The government of Zimbabwe has announced that it will enforce a ban on the export of lithium concentrates starting January 2027, as part of a broader push to develop domestic processing capacity. This decision follows a previous ban on raw lithium ore exports in 2022 and reflects Zimbabwe’s ambition to move up the value chain in the global battery minerals market.

Local processing infrastructure is currently under development, with lithium sulphate plants being constructed at two major operations: Bikita Minerals and Prospect Lithium Zimbabwe. These projects, owned by Chinese firms Sinomine and Zhejiang Huayou Cobalt, will produce lithium sulphate—an intermediate product used in refining battery-grade lithium carbonate or hydroxide.

Going local

Speaking after a cabinet briefing, Mines Minister Winston Chitando said the upcoming ban is justified because Zimbabwe will soon have enough local capacity to process lithium concentrates. In recent years, Chinese companies such as Chengxin Lithium Group, Yahua Group, and Canmax Technologies have poured over $1 billion into Zimbabwe’s lithium sector through acquisitions and mine development.

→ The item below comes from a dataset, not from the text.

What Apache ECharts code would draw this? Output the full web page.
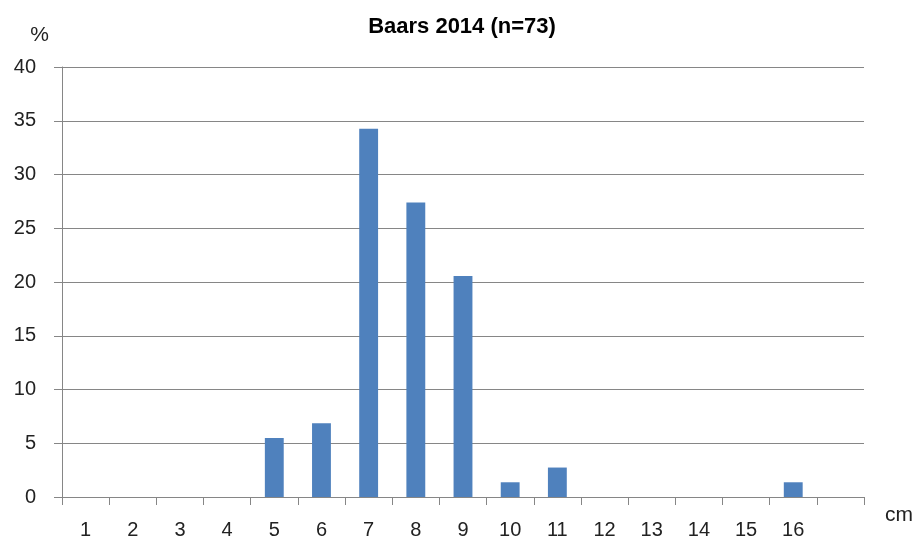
<!DOCTYPE html>
<html>
<head>
<meta charset="utf-8">
<script src="https://cdn.jsdelivr.net/npm/echarts@6/dist/echarts.min.js"></script>
<style>
  html, body { margin: 0; padding: 0; background: #fff; }
  #chart { width: 924px; height: 541px; }
</style>
</head>
<body>
<div id="chart"></div>
<script>
// lengteklassen (cm), laatste slot is leeg zoals in het origineel
const categories = ['1', '2', '3', '4', '5', '6', '7', '8', '9', '10', '11', '12', '13', '14', '15', '16', '']
// percentage per klasse (n=73)
const percentages = [0, 0, 0, 0, 5.48, 6.85, 34.25, 27.4, 20.55, 1.37, 2.74, 0, 0, 0, 0, 1.37, 0]
const yTicks = { min: 0, max: 40, interval: 5 }

const chart = echarts.init(document.getElementById('chart'))
const font = 'Liberation Sans, Arial, sans-serif'

chart.setOption({
  animation: false,
  title: {
    text: 'Baars 2014 (n=73)',
    left: 'center',
    top: 11,
    textStyle: { fontFamily: font, fontSize: 22, fontWeight: 'bold', color: '#000' },
  },
  grid: { left: 62, right: 60, top: 67, bottom: 44 },
  xAxis: {
    type: 'category',
    data: categories,
    name: 'cm',
    nameLocation: 'end',
    nameGap: 21,
    nameTextStyle: { fontFamily: font, fontSize: 21, color: '#222', verticalAlign: 'top', padding: [8, 0, 0, 0] },
    axisLine: { lineStyle: { color: '#868686', width: 1 } },
    axisTick: { show: true, alignWithLabel: false, length: 8, lineStyle: { color: '#868686' } },
    axisLabel: { fontFamily: font, fontSize: 20, color: '#222', margin: 23, interval: 0 },
  },
  yAxis: {
    type: 'value',
    min: yTicks.min,
    max: yTicks.max,
    interval: yTicks.interval,
    name: '%',
    nameLocation: 'end',
    nameGap: 21,
    nameTextStyle: { fontFamily: font, fontSize: 21, color: '#222', align: 'right', padding: [0, 13, 0, 0] },
    axisLine: { show: true, lineStyle: { color: '#868686', width: 1 } },
    axisTick: { show: true, length: 8, lineStyle: { color: '#868686' } },
    axisLabel: { fontFamily: font, fontSize: 20, color: '#222', margin: 26 },
    splitLine: { lineStyle: { color: '#868686', width: 1 } },
  },
  series: [
    {
      type: 'bar',
      data: percentages,
      barWidth: '40%',
      itemStyle: { color: '#4f81bd' },
    },
  ],
})
</script>
</body>
</html>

However, the lithium market experienced a sharp price drop in 2023, prompting the government to adjust the pace of its beneficiation policy. Initially, miners were required to submit refinery development plans by March 2024, but that deadline was relaxed due to changing market dynamics.

Meanwhile, mining firms under the Zimbabwe Lithium Exporters group—which includes Chengxin—are urging the government to delay the 5% export tax on lithium concentrates until 2027. They argue that the levy should only take effect once local refining facilities become fully operational.